The high quality research on the other hand reveals early childhood as critical in terms of brain development and cognitive gain and recognises socioeconomic status of the family to play a major role in the early years which follows through to later experience. The reason is to be found in the very different advantage enjoyed by high socio-economic level families, the greater variety of experiences and much higher level of support of the growing child. Just like health, as Boyer lecturer Michael Marmot so lucidly explains.

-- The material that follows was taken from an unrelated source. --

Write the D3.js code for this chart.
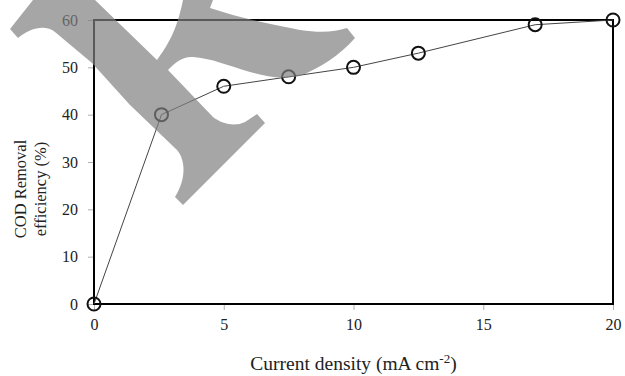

As to school, substantial research shows that, by controlling for socioeconomic background, independent schools return no greater student performance than do public schools. It is the value added and the fact that school is by no means the only influence: there are also peers and out of school informal learning experiences. Teacher competence is vital, greatest successes being achieved when entry standards for teachers are high, teaching is recognised as important, teachers trusted and school leadership focuses on supporting the role of teachers in learning and encourages cooperation, preferably among schools, not just within each one.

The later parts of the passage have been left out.